Rewriting this equation gives:

pi (1 / n - 2 k) = m
pi = m / (1 / n - 2 k)

However, the right hand side is a rational number while the left hand side is irrational! Therefore, any point with label pi / n for some positive integer n cannot be in U. This same argument can be extended to prove a lot more points are not in U.

Proof 3: The set of points in the circle is larger than the set of points in U

The points on the circle can be put into 1-1 correspondence with an uncountably infinite set, for example the real numbers in the interval [0, 2 pi). The set of points in U can be put into 1-1 correspondance with a countably infinite set, the positive integers.
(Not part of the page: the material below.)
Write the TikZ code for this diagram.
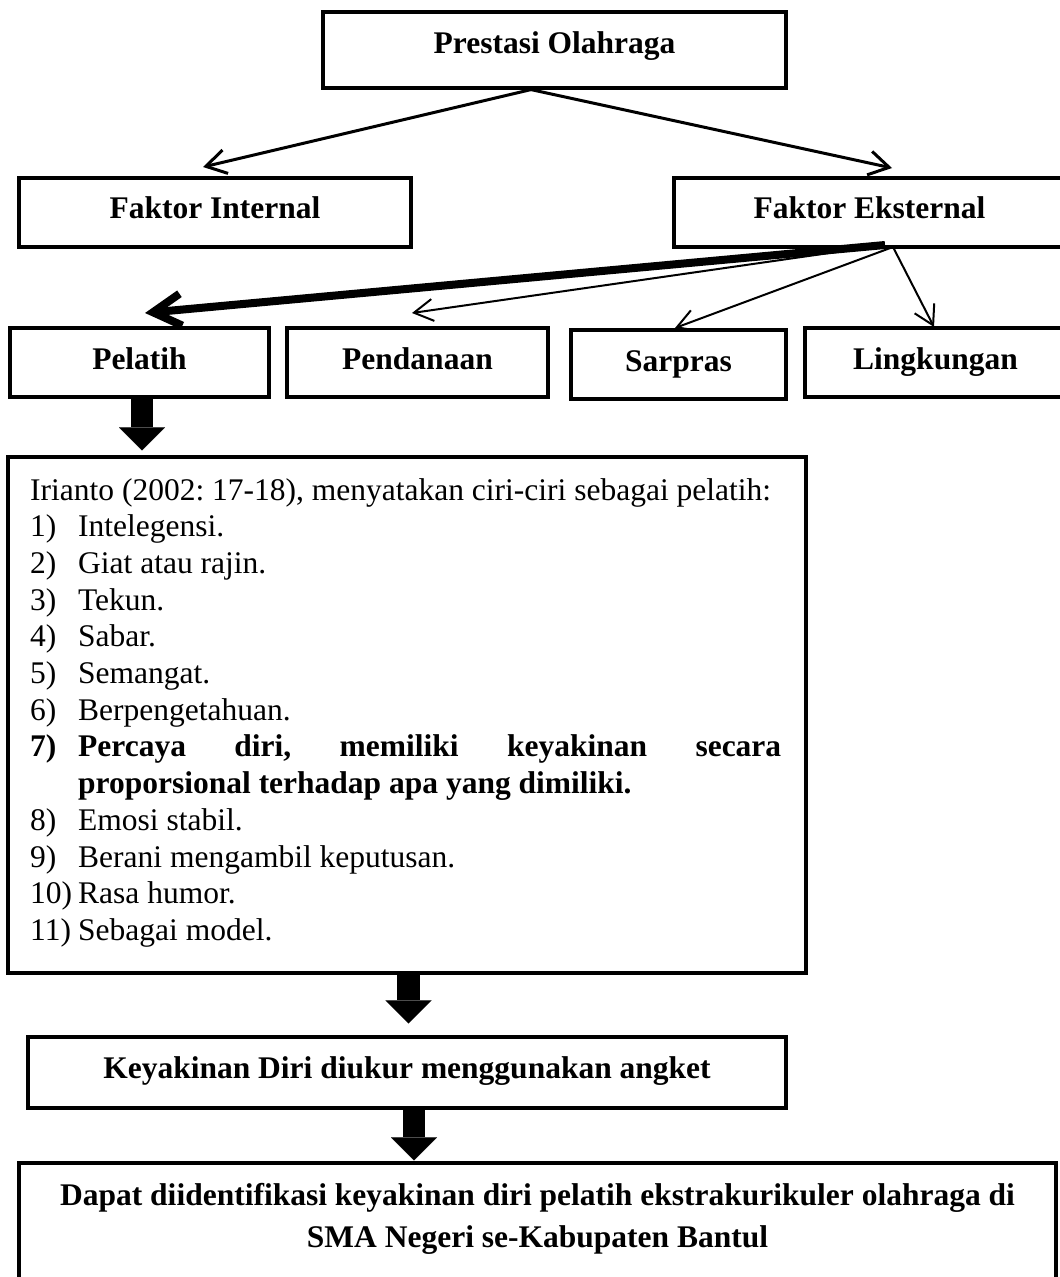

Because uncountable sets are larger than countable sets, U cannot contain the whole circle.

the 'trick' is about geometric points having by definition no dimension.
so..if you you take a point with no dimension off B its not a circle with a hole in it.
in order to get a hole into the circle, the hole's dimension must be defined (not measured in points but valid measure).

if a beam crosses a circle, you don't get a hole in the circle, not even a missing point by taking the beam away. the beam and the circle share their crossing points (which anyway have no dimension), so if you take the beam away, there's still the circles point.

Points have "dimension zero", not "no dimension"... but dimension is a red herring, we can talk about whether the circle is missing a point without even mentioning the idea of dimension.